>> start Dataset extract

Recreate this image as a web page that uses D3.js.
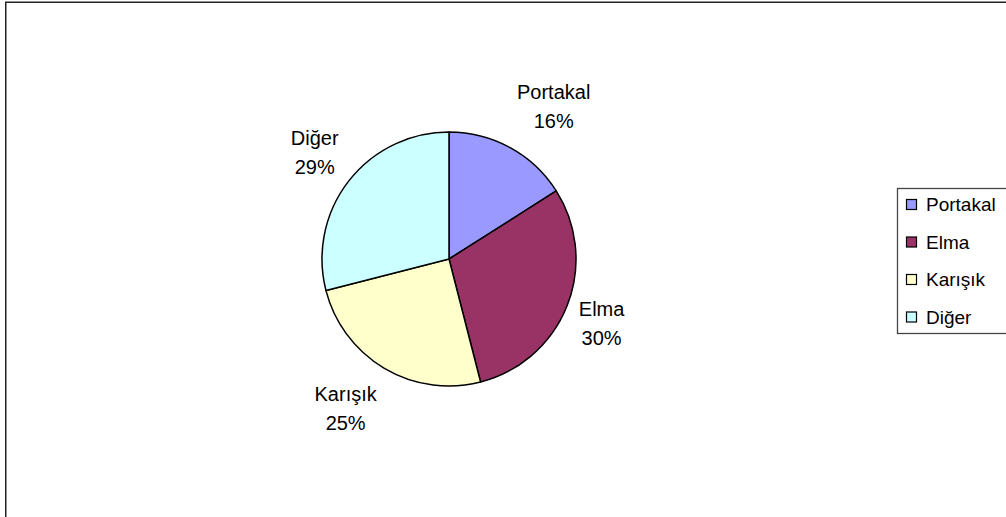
<!DOCTYPE html>
<html><head><meta charset="utf-8">
<script src="https://cdn.jsdelivr.net/npm/d3@7"></script>
<style>html,body{margin:0;padding:0;background:#fff;}svg{display:block;font-family:Arial,"Liberation Sans",sans-serif;}</style>
</head><body><svg id="c" width="1006" height="517"></svg>
<script>
const categories = ["Portakal", "Elma", "Karışık", "Diğer"];
const values = [16, 30, 25, 29];
const colors = ["#9999FF", "#993366", "#FFFFCC", "#CCFFFF"];

const svg = d3.select("#c");
// outer chart frame (extends beyond right/bottom edges)
svg.append("rect").attr("x", 5.75).attr("y", 2.25).attr("width", 1010).attr("height", 530)
  .attr("fill", "none").attr("stroke", "#222").attr("stroke-width", 1.5);

const cx = 449, cy = 259, r = 127;
const data = categories.map((c, i) => ({name: c, value: values[i], color: colors[i]}));
const pie = d3.pie().value(d => d.value).sort(null);
const arcs = pie(data);
const arc = d3.arc().innerRadius(0).outerRadius(r);
const g = svg.append("g").attr("transform", `translate(${cx},${cy})`);
g.selectAll("path").data(arcs).enter().append("path")
  .attr("d", arc).attr("fill", d => d.data.color)
  .attr("stroke", "#000").attr("stroke-width", 1.5).attr("stroke-linejoin", "round");

const total = d3.sum(values);
const fs = 20, lh = 29, cap = fs * 0.72;
arcs.forEach(a => {
  const mid = (a.startAngle + a.endAngle) / 2;
  const s = Math.sin(mid), c = Math.cos(mid);
  const t = g.append("text").attr("font-size", fs).attr("text-anchor", "middle").attr("fill", "#000");
  t.append("tspan").attr("x", 0).attr("dy", 0).text(a.data.name);
  t.append("tspan").attr("x", 0).attr("dy", lh).text(Math.round(a.data.value / total * 100) + "%");
  const w = t.node().getBBox().width;
  const h = cap + lh;
  const ox = (r + 10) * s + Math.sign(s) * w / 2 + 2 * Math.sign(s);
  const oy = -(r + 47) * c;
  t.attr("transform", `translate(${ox},${oy - h / 2 + cap})`);
});

// legend
const lx = 897, ly = 188, lhgt = 145, step = 37.5;
svg.append("rect").attr("x", lx + 0.5).attr("y", ly + 0.5).attr("width", 200).attr("height", lhgt)
  .attr("fill", "#fff").attr("stroke", "#444").attr("stroke-width", 1.3);
const lg = svg.append("g");
data.forEach((d, i) => {
  const yc = ly + 16.5 + i * step;
  lg.append("rect").attr("x", 906.5).attr("y", yc - 5).attr("width", 10).attr("height", 10)
    .attr("fill", d.color).attr("stroke", "#000").attr("stroke-width", 1.2);
  lg.append("text").attr("x", 926).attr("y", yc + 6.5).attr("font-size", 19).attr("fill", "#000").text(d.name);
});
</script></body></html>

>> end Dataset extract

Work to do: Leave the images out and output the remaining material exactly as it stands.

Answer to this exercise:
Recreate this image as a web page that uses D3.js.
<!DOCTYPE html>
<html><head><meta charset="utf-8">
<script src="https://cdn.jsdelivr.net/npm/d3@7"></script>
<style>html,body{margin:0;padding:0;background:#fff;}svg{display:block;font-family:Arial,"Liberation Sans",sans-serif;}</style>
</head><body><svg id="c" width="1006" height="517"></svg>
<script>
const categories = ["Portakal", "Elma", "Karışık", "Diğer"];
const values = [16, 30, 25, 29];
const colors = ["#9999FF", "#993366", "#FFFFCC", "#CCFFFF"];

const svg = d3.select("#c");
// outer chart frame (extends beyond right/bottom edges)
svg.append("rect").attr("x", 5.75).attr("y", 2.25).attr("width", 1010).attr("height", 530)
  .attr("fill", "none").attr("stroke", "#222").attr("stroke-width", 1.5);

const cx = 449, cy = 259, r = 127;
const data = categories.map((c, i) => ({name: c, value: values[i], color: colors[i]}));
const pie = d3.pie().value(d => d.value).sort(null);
const arcs = pie(data);
const arc = d3.arc().innerRadius(0).outerRadius(r);
const g = svg.append("g").attr("transform", `translate(${cx},${cy})`);
g.selectAll("path").data(arcs).enter().append("path")
  .attr("d", arc).attr("fill", d => d.data.color)
  .attr("stroke", "#000").attr("stroke-width", 1.5).attr("stroke-linejoin", "round");

const total = d3.sum(values);
const fs = 20, lh = 29, cap = fs * 0.72;
arcs.forEach(a => {
  const mid = (a.startAngle + a.endAngle) / 2;
  const s = Math.sin(mid), c = Math.cos(mid);
  const t = g.append("text").attr("font-size", fs).attr("text-anchor", "middle").attr("fill", "#000");
  t.append("tspan").attr("x", 0).attr("dy", 0).text(a.data.name);
  t.append("tspan").attr("x", 0).attr("dy", lh).text(Math.round(a.data.value / total * 100) + "%");
  const w = t.node().getBBox().width;
  const h = cap + lh;
  const ox = (r + 10) * s + Math.sign(s) * w / 2 + 2 * Math.sign(s);
  const oy = -(r + 47) * c;
  t.attr("transform", `translate(${ox},${oy - h / 2 + cap})`);
});

// legend
const lx = 897, ly = 188, lhgt = 145, step = 37.5;
svg.append("rect").attr("x", lx + 0.5).attr("y", ly + 0.5).attr("width", 200).attr("height", lhgt)
  .attr("fill", "#fff").attr("stroke", "#444").attr("stroke-width", 1.3);
const lg = svg.append("g");
data.forEach((d, i) => {
  const yc = ly + 16.5 + i * step;
  lg.append("rect").attr("x", 906.5).attr("y", yc - 5).attr("width", 10).attr("height", 10)
    .attr("fill", d.color).attr("stroke", "#000").attr("stroke-width", 1.2);
  lg.append("text").attr("x", 926).attr("y", yc + 6.5).attr("font-size", 19).attr("fill", "#000").text(d.name);
});
</script></body></html>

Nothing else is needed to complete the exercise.